Hi there,
I'm working with parasite transcriptomes and (of course) my reads are mixed with host (bird) and parasite (malaria). I order to keep the maximum amount of parasite RNA I have aligned my reads with a close related parasite species and keep these reads. After that, I have aligned all the reads with a close related bird species genome and only keep reads that do not map with it. Anyway, I still think that I have quite a lot reads from the bird (from the second analyses). I know that avian malaria parasites have very high AT content so, in order to only keep parasite reads I would like to filter by AT content. Maybe it's a very basic question buy I would like to know how to do this filtering. Probably it is with the command "grep" but not sure how to do it. Any suggestions? Thanks in advance
Ps: mapping was performed with hisat2 and how I have one .fq file containing all the reads that did not map with the close related bird species (the one I want to filter) and another .fq file containing reads that did map with the close related parasite species (I don't need to filter this one)
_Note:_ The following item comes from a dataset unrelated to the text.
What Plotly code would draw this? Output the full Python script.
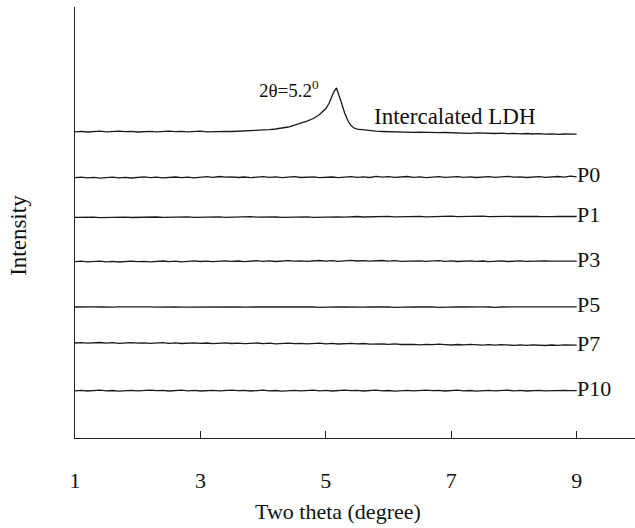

I'm not sure filtering by nucleotide content alone is necessarily a good idea, since the reads are going to be kind of short so you will might still get reads overlapping in the 2 species.
It's worth a go though, so you might want to check out this thread:
https://stackoverflow.com/questions/4451003/binning-sequence-reads-by-gc-content
While you could in theory do this with bash commands and grep work, it would be quite cumbersome, so you're probably best just appealing to a python solution or something (assuming speed doesn't become an issue).
I don't think this is that simple, if you wanted to do it by yourself using bash scripting you would need to do something like the following:
Not the hardest thing in the world as well, but requires some work and speed of the process might be an issue. You could also try to look for some sort of already existant tool that does this.